Un tableau au musée du Bucheneck (Soultz-Haut-Rhin) :
C’est un tableau[1] qui, a priori, n’attire pas le regard. On y voit, dans une église, un évêque debout devant un autel ; il regarde un chanoine agenouillé devant lui. L’ensemble est quelque peu raide, sans art particulier. Une inscription figure en bas de la toile : Gabriel Beltz, originaire de Soultz et chanoine régulier de Marbach, a commandité ce tableau : Gabriel Beltz Sultzensis canonicus regularis Augustini in Marback, 1641 (sur l’emmarchement de l’autel)
La famille Beltz appartient aux notables de la ville de Soultz. Gabriel Beltz, entré chez les Augustins de Marbach, a été ordonné sous-diacre en septembre 1625, prêtre en 1628. Il a exercé les fonctions de curé dans différentes paroisses autour de l’abbaye, et, pour finir, est curé de Sainte-Croix en Plaine en 1643-1644. Il meurt à Eguisheim le 27 décembre 1647, alors que l’abbaye est en mauvaise passe après le déferlement des Suédois et les dernières années de la guerre de Trente ans[2]. C’est donc ce chanoine est représenté agenouillé, revêtu de l’habit de chœur : un surplis sur sa soutane blanche, et portant une aumusse, c’est-à-dire une sorte de mantelet en fourrure, sur les épaules. Sa barrette est posée au sol, devant lui.
Revenons à l’inscription qui donne tout son intérêt au tableau.
L’évêque n’est autre que saint Augustin, patron de l’abbaye et identifiable à son attribut : un cœur percé de flèches qu’il tient de la main gauche. Ce cœur symbolise l’amour des fidèles pour Dieu. Sur le mur derrière le saint figure une inscription : S. Augustinus Episcopus Doctor Ecclesiae. Du coup, on peut se demander dans quelle église se situe la scène. Serait-ce l’église disparue de l’abbaye de Marbach ?
A gauche de la scène se trouve un autel avec un retable baroque : on y voit une statue de la Vierge à l’Enfant, entourée des représentations de saint Pierre et de saint Augustin, le tout étant doré. L’autel est prêt pour la messe : un calice est posé sur le corporal. Au second plan, on aperçoit un autre autel surmonté d’un retable à volets, placé contre une paroi qui ferme une abside. Cette disposition n’est pas exceptionnelle : elle permettait de disposer d’un espace de rangement, une sorte de sacristie à l’arrière de l’autel, séparée du sanctuaire.
L’architecture ne donne guère d’indication : des voûtes quadripartites, un sol dallé en damier, le tout rendu par un dessin assez sommaire.
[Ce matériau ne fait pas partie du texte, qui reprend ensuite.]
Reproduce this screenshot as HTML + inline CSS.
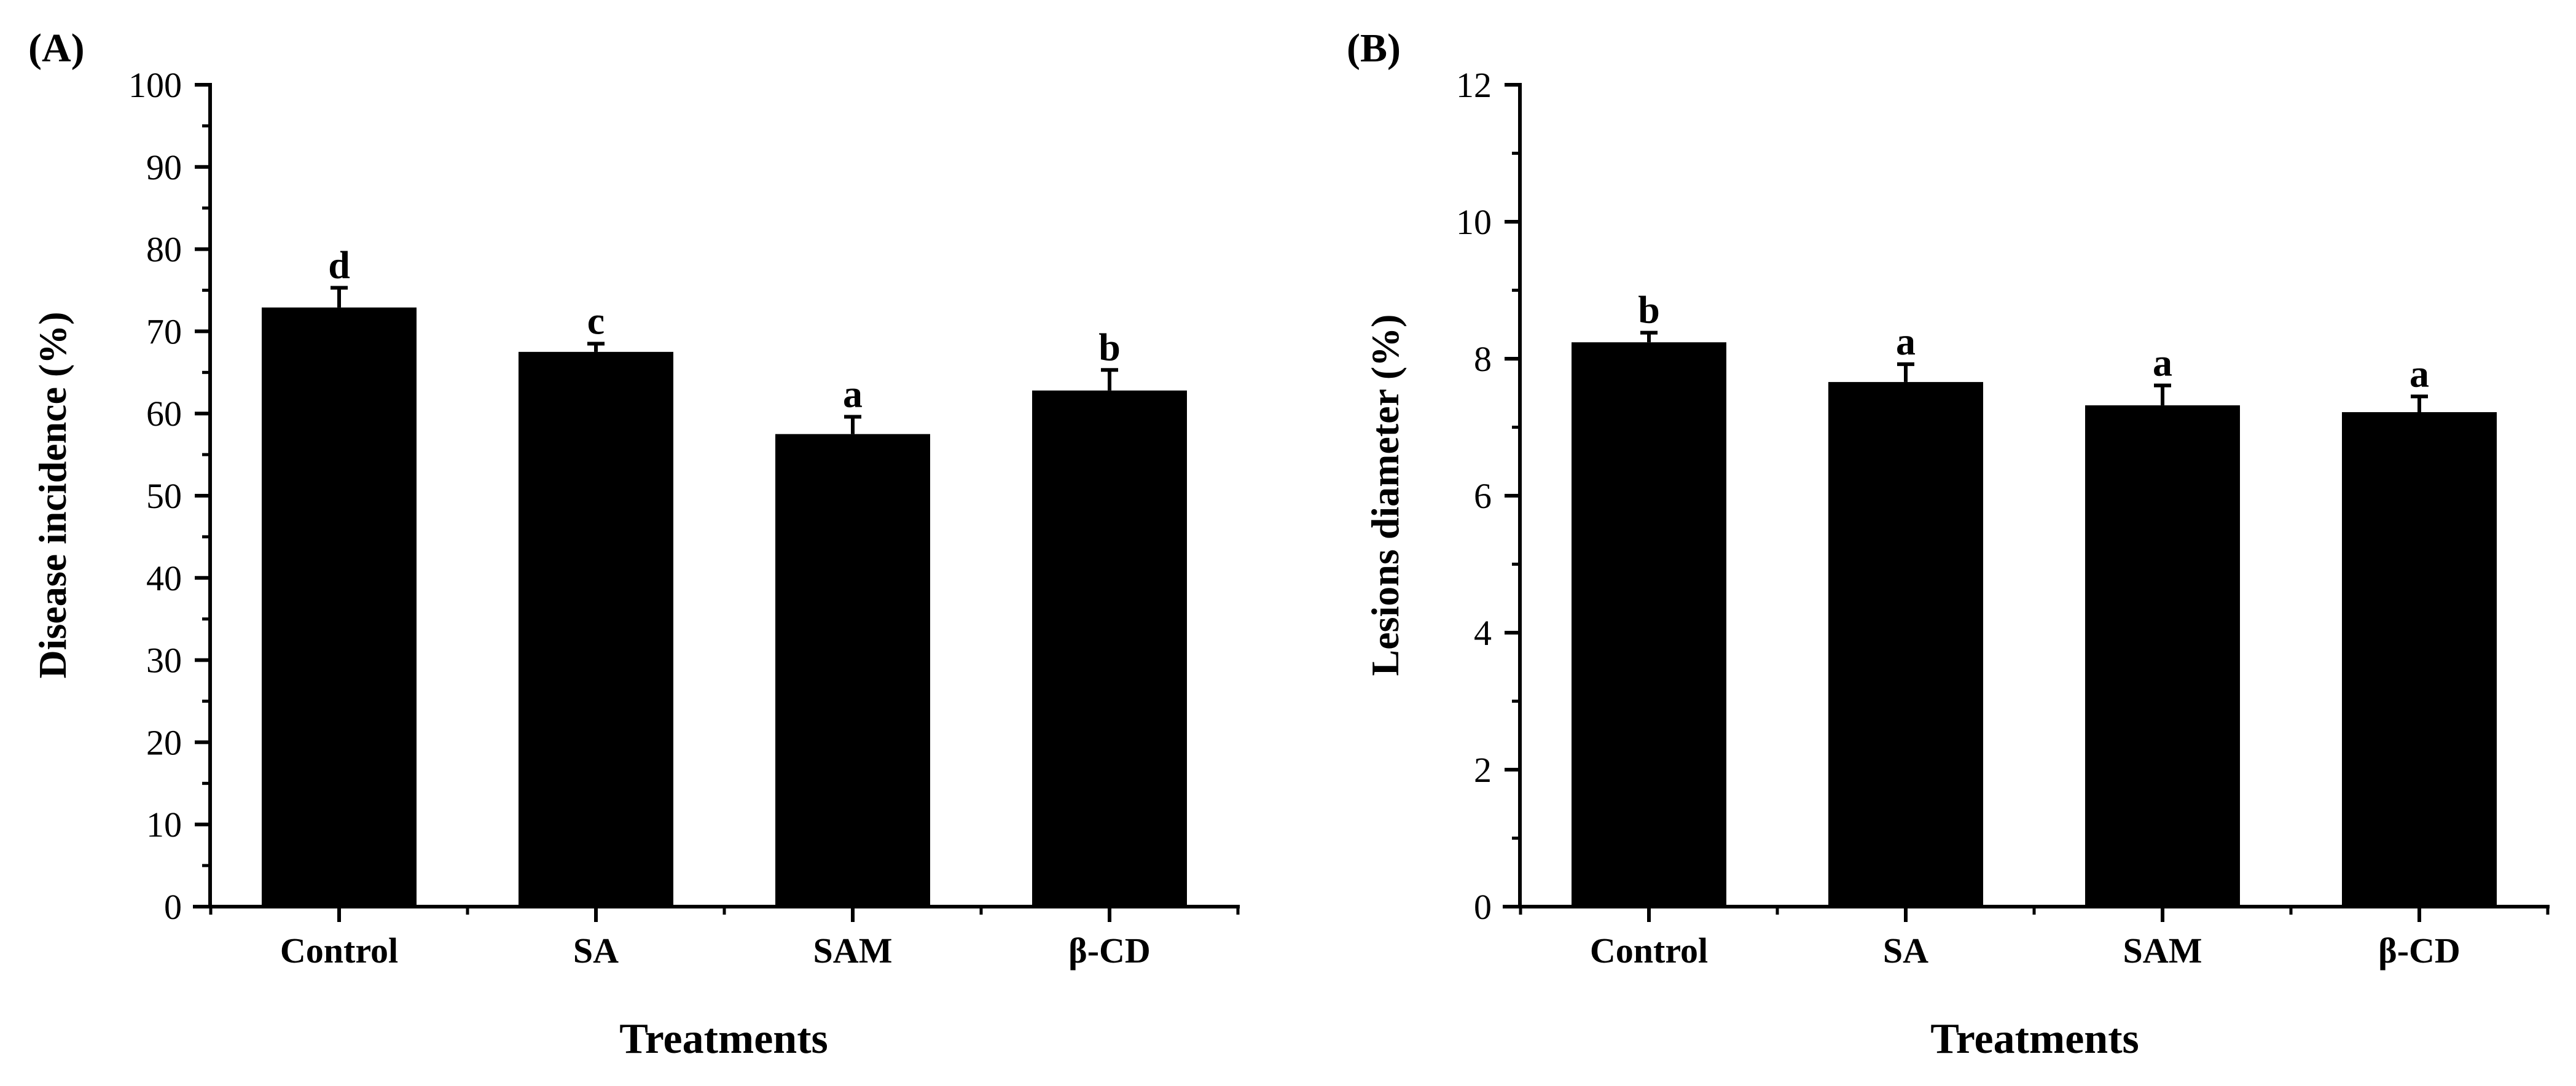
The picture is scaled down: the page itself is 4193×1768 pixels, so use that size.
<!DOCTYPE html>
<html><head><meta charset="utf-8"><style>
html,body{margin:0;padding:0;background:#fff;}
svg{display:block;}
text{font-family:"Liberation Serif",serif;fill:#000;}
</style></head><body>
<svg id="fig" width="4193" height="1768" viewBox="0 0 4193 1768" xmlns="http://www.w3.org/2000/svg"></svg>
<script>
const categories = ["Control","SA","SAM","β-CD"];
const incidenceValues = [72.9, 67.5, 57.5, 62.8];
const incidenceErrors = [2.4, 1.0, 2.1, 2.5];
const incidenceLetters = ["d","c","a","b"];
const incidenceTicks = [0,10,20,30,40,50,60,70,80,90,100];
const diameterValues = [8.24, 7.66, 7.32, 7.22];
const diameterErrors = [0.14, 0.26, 0.29, 0.23];
const diameterLetters = ["b","a","a","a"];
const diameterTicks = [0,2,4,6,8,10,12];

const NS="http://www.w3.org/2000/svg";
const svg=document.getElementById('fig');
function mk(tag,attrs,parent){const e=document.createElementNS(NS,tag);for(const k in attrs)e.setAttribute(k,attrs[k]);(parent||svg).appendChild(e);return e;}

function panel(cfg){
  const g=mk('g',{});
  
  
  const x0=cfg.axisX, yTop=138, yZero=1476, step=418, first=cfg.axisX+210;
  const ymax=cfg.ticks[cfg.ticks.length-1];
  const y=v=>yZero-(v/ymax)*(yZero-yTop);
  const xc=i=>first+i*step;
  const xEnd=first+3*step+209;
  // bars
  cfg.values.forEach((v,i)=>{
    const r=mk('rect',{x:xc(i)-126,y:y(v),width:252,height:yZero-y(v),fill:'#000'},g);
    
    
    const top=y(v+cfg.errors[i]);
    const eb=mk('path',{d:`M${xc(i)} ${y(v)} V${top} M${xc(i)-14} ${top} H${xc(i)+14}`,stroke:'#000','stroke-width':6,fill:'none'},g);
    
    
    const t=mk('text',{x:xc(i),y:top-16,'font-size':64,'font-weight':'bold','text-anchor':'middle'},g);
    t.textContent=cfg.letters[i];
    
    
    const cl=mk('text',{x:xc(i),y:1567,'font-size':58,'font-weight':'bold','text-anchor':'middle'},g);
    cl.textContent=categories[i];
    
    
  });
  // axes
  const ax=mk('path',{d:`M${x0} ${yTop} V${yZero} M${x0-25} ${yZero} H${xEnd}`,stroke:'#000','stroke-width':6,fill:'none','stroke-linecap':'square'},g);
  
  
  // y ticks
  const tstep=cfg.ticks[1]-cfg.ticks[0];
  cfg.ticks.forEach((tv,k)=>{
    mk('path',{d:`M${x0-25} ${y(tv)} H${x0}`,stroke:'#000','stroke-width':6},g);
    if(k<cfg.ticks.length-1) mk('path',{d:`M${x0-13} ${y(tv+tstep/2)} H${x0}`,stroke:'#000','stroke-width':5},g);
    const tl=mk('text',{x:x0-46,y:y(tv)+20,'font-size':58,'text-anchor':'end'},g);
    tl.textContent=tv;
    
    
  });
  // x ticks
  for(let i=0;i<4;i++){
    mk('path',{d:`M${xc(i)} ${yZero} V${yZero+25}`,stroke:'#000','stroke-width':6},g);
  }
  for(let i=0;i<=4;i++){
    mk('path',{d:`M${first-209+i*step} ${yZero} V${yZero+13}`,stroke:'#000','stroke-width':5},g);
  }
  const yt=mk('text',{x:0,y:0,'font-size':64,'font-weight':'bold','text-anchor':'middle',transform:`translate(${cfg.titleX+22},806) rotate(-90)`},g);
  yt.textContent=cfg.yTitle;
  
  
  const xt=mk('text',{x:cfg.xTitleX,y:1714,'font-size':70,'font-weight':'bold','text-anchor':'middle'},g);
  xt.textContent='Treatments';
  
  
  const pl=mk('text',{x:cfg.labelX,y:100,'font-size':66,'font-weight':'bold'},g);
  pl.textContent=cfg.label;
  
  
}
panel({id:'incidence',axisX:342,values:incidenceValues,errors:incidenceErrors,letters:incidenceLetters,ticks:incidenceTicks,yTitle:'Disease incidence (%)',titleX:85,xTitleX:1178,labelX:46,label:'(A)'});
panel({id:'diameter',axisX:2474,values:diameterValues,errors:diameterErrors,letters:diameterLetters,ticks:diameterTicks,yTitle:'Lesions diameter (%)',titleX:2254,xTitleX:3312,labelX:2192,label:'(B)'});
</script>
</body></html>
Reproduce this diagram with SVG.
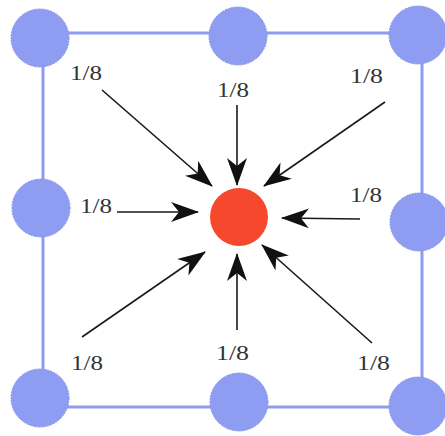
<svg xmlns="http://www.w3.org/2000/svg" width="445" height="436" viewBox="0 0 445 436">
<defs>
<style>
.edge{stroke:#8e9cf0;stroke-width:3;fill:none}
.blue{fill:#8e9cf2;stroke:#8494e8;stroke-width:1;stroke-dasharray:2 1}
.red{fill:#f5482c}
.arr{stroke:#1a1a1a;stroke-width:1.6;fill:none;marker-end:url(#ah)}
.lbl{font-family:"Liberation Serif","Times New Roman",serif;font-size:21px;fill:#333333}
</style>
<marker id="ah" markerWidth="28" markerHeight="22" refX="27" refY="11" orient="auto" markerUnits="userSpaceOnUse">
<path d="M0,1 L28,11 L0,21 L8,11 Z" fill="#111"/>
</marker>
</defs>
<rect width="445" height="436" fill="#ffffff"/>
<g id="grid-edges">
<line class="edge" x1="40" y1="33" x2="420" y2="33"/>
<line class="edge" x1="40" y1="407" x2="420" y2="407"/>
<line class="edge" x1="43" y1="36" x2="43" y2="400"/>
<line class="edge" x1="422" y1="35" x2="422" y2="406"/>
</g>
<g id="node-tl"><circle class="blue" cx="40" cy="38" r="29"/></g>
<g id="node-tm"><circle class="blue" cx="238" cy="36" r="29"/></g>
<g id="node-tr"><circle class="blue" cx="418" cy="35" r="29"/></g>
<g id="node-ml"><circle class="blue" cx="41" cy="208" r="29"/></g>
<g id="node-mr"><circle class="blue" cx="419" cy="222" r="29"/></g>
<g id="node-bl"><circle class="blue" cx="40" cy="398" r="29"/></g>
<g id="node-bm"><circle class="blue" cx="239" cy="402" r="29"/></g>
<g id="node-br"><circle class="blue" cx="418" cy="406" r="29"/></g>
<g id="node-center"><circle class="red" cx="239" cy="217" r="29"/></g>
<g id="connectors">
<line class="arr" x1="102" y1="90" x2="212" y2="186"/>
<line class="arr" x1="237" y1="105" x2="237" y2="185"/>
<line class="arr" x1="385" y1="102" x2="264" y2="186"/>
<line class="arr" x1="117" y1="212" x2="198" y2="212"/>
<line class="arr" x1="360" y1="219" x2="282" y2="218"/>
<line class="arr" x1="82" y1="337" x2="205" y2="252"/>
<line class="arr" x1="237" y1="330" x2="237" y2="254"/>
<line class="arr" x1="372" y1="343" x2="262" y2="245"/>
</g>
<g id="labels">
<text class="lbl" x="70" y="80" textLength="32" lengthAdjust="spacingAndGlyphs">1/8</text>
<text class="lbl" x="217" y="97" textLength="32" lengthAdjust="spacingAndGlyphs">1/8</text>
<text class="lbl" x="350" y="83" textLength="33" lengthAdjust="spacingAndGlyphs">1/8</text>
<text class="lbl" x="80" y="213" textLength="32" lengthAdjust="spacingAndGlyphs">1/8</text>
<text class="lbl" x="350" y="202" textLength="32" lengthAdjust="spacingAndGlyphs">1/8</text>
<text class="lbl" x="71" y="370" textLength="32" lengthAdjust="spacingAndGlyphs">1/8</text>
<text class="lbl" x="216" y="360" textLength="33" lengthAdjust="spacingAndGlyphs">1/8</text>
<text class="lbl" x="357" y="370" textLength="33" lengthAdjust="spacingAndGlyphs">1/8</text>
</g>
</svg>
Les deux autels sont disposés perpendiculairement, ce qui donnerait à penser que l’église serait dotée d’un transept. On ne connaît pas de représentation intérieure de l’église de Marbach dont le chœur était gothique, mais la nef et le narthex (seul subsistant en partie) romans. Or, l’église de Marbach n’en possédait pas. Est-ce alors une relecture imaginative de l’abbatiale ? En effet, le chœur gothique était composé d’une abside à trois pans, précédée d’une travée droite, greffée sur le bâti roman. Un avant-chœur de deux travées voûtées sur ogives était encadré par les murs fermant les ouvertures vers l’extrémité des bas-côtés. En revanche, si l’architecture ne trouve pas son compte dans son tableau, reste la représentation des autels dont il n’est pas interdit de penser qu’ils reflètent une réalité aujourd’hui disparue.
Benoît Jordan
[1] Merci à Mme Dos Santos, conservatrice du musée, pour son accueil et son aide.
[2] KAMMERER, Louis, Répertoire du clergé alsacien de 1648 à la Révolution, ne donne pas beaucoup d’éléments. Merci à Louis Schlaefli pour l’accès à son Répertoire du clergé alsacien avant 1648.